Based on our empirical data, we have shown that clustering of drivers using HCA on driver descriptors composed of statistical elements extracted from the OBD-II CANbus data stream is feasible and yields clusters that show significant differences among themselves. Our study focuses only on one type of maneuver, namely, left and right turns. A comprehensive driver classification framework would require that a majority of possible maneuvers be considered in the construction of driver descriptors prior to HCA. This would provide comprehensive driver descriptors and consequently more meaningful clusterings, with interpretations richer than a simple moderate versus aggressive classification. Reliable driver classification has many uses toward road safety, including driver training, recognition, and driving style analysis. This type of classification forms the basis that is needed for driver behavior correction and eventual enhanced road safety.

6. Conclusion and Directions

We analyzed statistical features of CANbus signals to see if there were distinct clusters of driver behavior before turns. The approach made use of four statistical features, the mean, standard deviation, kurtosis, and skewness, that were extracted from the signals. Using these statistical features as a representative of each driver’s behavior, HCA was used to cluster the drivers. The results show that there exist at least two distinct groups of drivers with different preturn behavior: one cluster includes moderate drivers, while the other cluster contains more aggressive ones. We also examined the distinctiveness of the clusters as well as the consistency of member within the clusters across different timeframes. The analysis shows that the consistency between clusters’ members was satisfactory throughout different timeframes.

In this contribution, we introduced the notion of driver descriptors that are not unlike those successfully used in image analysis (an example of such descriptors is known as SIFT (Scale-Invariant Feature Transform) and was introduced by D. Lowe in the context of feature detection for computer vision algorithms [28]). Just as image SIFT features can be classified and matched, so can driver descriptors, due to their analogous composition. While this study shows that a simple classification can be obtained from a 20-dimensional driver descriptor and one type of driver-initiated maneuver (right and left turns), one of our immediate goals is to enhance driver classification by defining better descriptors and including the sum of possible driver maneuvers. Most likely the sum of techniques developed around SIFT descriptors can be adapted to driver descriptors to achieve general driver identification, classification, and recognition.

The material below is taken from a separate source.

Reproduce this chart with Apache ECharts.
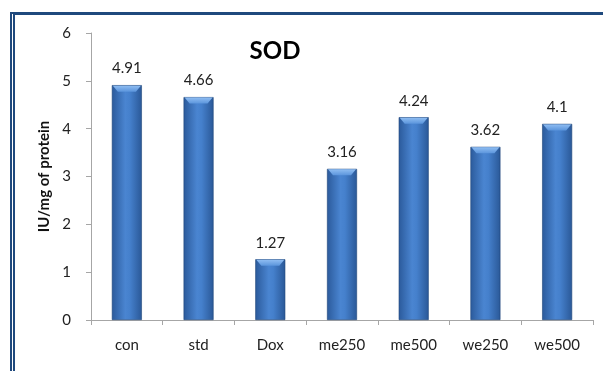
<!DOCTYPE html>
<html>
<head>
<meta charset="utf-8">
<script src="https://cdn.jsdelivr.net/npm/echarts@6/dist/echarts.min.js"></script>
<style>
  html, body { margin: 0; padding: 0; background: #fff; }
  #frame { position: absolute; left: 10px; top: 12px; width: 593px; height: 359px;
           border-left: 5px double #1f497d; border-top: 3px solid #1f497d; box-sizing: border-box; }
  #chart { position: absolute; left: 0; top: 0; width: 603px; height: 371px; }
</style>
</head>
<body>
<div id="frame"></div>
<div id="chart"></div>
<script>
// SOD activity per treatment group
const categories = ['con', 'std', 'Dox', 'me250', 'me500', 'we250', 'we500'];
const sodValues = [4.91, 4.66, 1.27, 3.16, 4.24, 3.62, 4.1];
const yTicks = [0, 1, 2, 3, 4, 5, 6];

const BAR_W = 30;
const barFill = new echarts.graphic.LinearGradient(0, 0, 1, 0, [
  { offset: 0, color: '#2b5a9b' },
  { offset: 0.45, color: '#4a85d1' },
  { offset: 0.6, color: '#4580cc' },
  { offset: 1, color: '#2a5897' }
]);

const chart = echarts.init(document.getElementById('chart'), null, { renderer: 'canvas' });
chart.setOption({
  animation: false,
  title: {
    text: 'SOD', left: 270, top: 34, textAlign: 'center',
    textStyle: { fontFamily: 'Lato', fontWeight: 'bold', fontSize: 24, color: '#000' }
  },
  grid: { left: 91, right: 10, top: 33, bottom: 51 },
  xAxis: {
    type: 'category', data: categories,
    axisLine: { lineStyle: { color: '#a6a6a6' } },
    axisTick: { show: true, alignWithLabel: false, length: 5, lineStyle: { color: '#a6a6a6' } },
    axisLabel: { fontFamily: 'Lato', fontSize: 15, color: '#222', margin: 18 }
  },
  yAxis: {
    type: 'value', min: yTicks[0], max: yTicks[yTicks.length - 1], interval: 1,
    name: 'IU/mg of protein', nameLocation: 'middle', nameGap: 37, nameRotate: 90,
    nameTextStyle: { fontFamily: 'Lato', fontWeight: 'bold', fontSize: 15, color: '#111' },
    axisLine: { show: true, lineStyle: { color: '#a6a6a6' } },
    axisTick: { show: true, length: 5, lineStyle: { color: '#a6a6a6' } },
    splitLine: { show: false },
    axisLabel: { fontFamily: 'Lato', fontSize: 15, color: '#222', margin: 20 }
  },
  series: [{
    type: 'bar', data: sodValues, barWidth: BAR_W, barGap: '-100%',
    itemStyle: { color: barFill, borderColor: '#1f4478', borderWidth: 0.6 },
    label: {
      show: true, position: 'top', distance: 9,
      fontFamily: 'Lato', fontSize: 15, color: '#222'
    }
  }, {
    // light bevel across the top of each bar
    type: 'custom', data: sodValues.map((v, i) => [i, v]), z: 3, silent: true,
    renderItem: function (params, api) {
      const p = api.coord([api.value(0), api.value(1)]);
      const x0 = p[0] - BAR_W / 2 + 1, x1 = p[0] + BAR_W / 2 - 1, y = p[1] + 0.5;
      return {
        type: 'polygon',
        shape: { points: [[x0, y], [x1, y], [x1 - 5, y + 6], [x0 + 5, y + 6]] },
        style: { fill: new echarts.graphic.LinearGradient(0, 0, 0, 1, [
          { offset: 0, color: '#8fbdf2' }, { offset: 1, color: '#5b95dc' }
        ]) }
      };
    }
  }]
});
</script>
</body>
</html>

Additionally, the analysis of driver descriptors will lead to the identification of inadequate driving and the context in which it occurs.

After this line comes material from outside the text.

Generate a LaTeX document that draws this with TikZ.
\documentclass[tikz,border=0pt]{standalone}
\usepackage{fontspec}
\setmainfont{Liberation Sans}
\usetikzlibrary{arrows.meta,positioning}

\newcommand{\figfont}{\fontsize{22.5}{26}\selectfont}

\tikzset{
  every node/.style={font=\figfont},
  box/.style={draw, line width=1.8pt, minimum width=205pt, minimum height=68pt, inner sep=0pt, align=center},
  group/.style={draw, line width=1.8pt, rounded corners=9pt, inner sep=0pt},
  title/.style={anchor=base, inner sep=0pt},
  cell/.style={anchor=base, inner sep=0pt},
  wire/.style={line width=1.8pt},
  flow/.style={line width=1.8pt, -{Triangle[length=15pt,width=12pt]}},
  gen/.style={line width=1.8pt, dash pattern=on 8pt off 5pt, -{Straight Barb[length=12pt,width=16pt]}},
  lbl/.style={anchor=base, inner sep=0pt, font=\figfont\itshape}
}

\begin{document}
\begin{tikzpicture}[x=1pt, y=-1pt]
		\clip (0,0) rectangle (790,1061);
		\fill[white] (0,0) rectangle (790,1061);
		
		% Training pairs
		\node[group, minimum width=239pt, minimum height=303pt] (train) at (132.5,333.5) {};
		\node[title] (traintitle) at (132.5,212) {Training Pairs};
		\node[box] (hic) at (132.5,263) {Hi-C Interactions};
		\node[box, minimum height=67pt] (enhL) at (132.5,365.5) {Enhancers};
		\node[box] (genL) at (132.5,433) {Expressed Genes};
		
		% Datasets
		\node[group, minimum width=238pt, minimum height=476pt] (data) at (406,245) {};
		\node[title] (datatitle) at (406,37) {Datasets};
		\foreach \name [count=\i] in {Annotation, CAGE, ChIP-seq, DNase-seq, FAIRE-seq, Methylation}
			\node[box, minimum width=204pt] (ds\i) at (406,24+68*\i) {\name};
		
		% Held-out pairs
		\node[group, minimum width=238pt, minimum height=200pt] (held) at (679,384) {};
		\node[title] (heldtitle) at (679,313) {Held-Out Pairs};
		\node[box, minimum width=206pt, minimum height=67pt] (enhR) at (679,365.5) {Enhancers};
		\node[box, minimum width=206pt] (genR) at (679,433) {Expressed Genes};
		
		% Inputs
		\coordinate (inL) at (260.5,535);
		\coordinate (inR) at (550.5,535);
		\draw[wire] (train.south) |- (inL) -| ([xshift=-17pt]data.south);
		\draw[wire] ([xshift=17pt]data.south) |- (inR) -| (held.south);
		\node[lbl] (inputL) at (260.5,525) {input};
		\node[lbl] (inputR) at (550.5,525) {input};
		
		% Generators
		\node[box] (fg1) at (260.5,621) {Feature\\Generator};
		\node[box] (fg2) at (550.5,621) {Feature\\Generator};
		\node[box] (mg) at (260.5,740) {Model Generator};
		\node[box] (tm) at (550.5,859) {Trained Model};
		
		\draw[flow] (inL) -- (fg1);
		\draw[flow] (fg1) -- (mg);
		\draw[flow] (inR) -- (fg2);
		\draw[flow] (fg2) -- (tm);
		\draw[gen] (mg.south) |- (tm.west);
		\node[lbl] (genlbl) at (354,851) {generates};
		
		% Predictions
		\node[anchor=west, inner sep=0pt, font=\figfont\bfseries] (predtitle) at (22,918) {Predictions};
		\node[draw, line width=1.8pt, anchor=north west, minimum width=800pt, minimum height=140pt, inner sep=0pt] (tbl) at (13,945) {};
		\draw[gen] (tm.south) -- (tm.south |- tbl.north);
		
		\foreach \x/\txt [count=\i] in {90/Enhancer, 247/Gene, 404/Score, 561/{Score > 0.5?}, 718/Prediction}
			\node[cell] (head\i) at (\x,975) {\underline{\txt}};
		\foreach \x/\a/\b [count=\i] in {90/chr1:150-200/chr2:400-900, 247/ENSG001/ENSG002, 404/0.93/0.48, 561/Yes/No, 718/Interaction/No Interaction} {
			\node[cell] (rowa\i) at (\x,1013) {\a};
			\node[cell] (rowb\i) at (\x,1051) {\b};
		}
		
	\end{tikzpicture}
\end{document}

This research was performed within the context of creating more effective Advanced Driving Assistance Systems (ADAS), where driver behavior could be analyzed in real-time and used by an ADAS to provide feedback to drivers.

Data Availability

The data used in this research is provided by the RoadLAB research programme conducted at the University of Western Ontario, London, ON, Canada.

Conflicts of Interest

The authors declare that there are no conflicts of interest regarding the publication of this paper.

Acknowledgments

Partial funding for this research was provided by the Natural Sciences and Engineering Council of Canada (NSERC).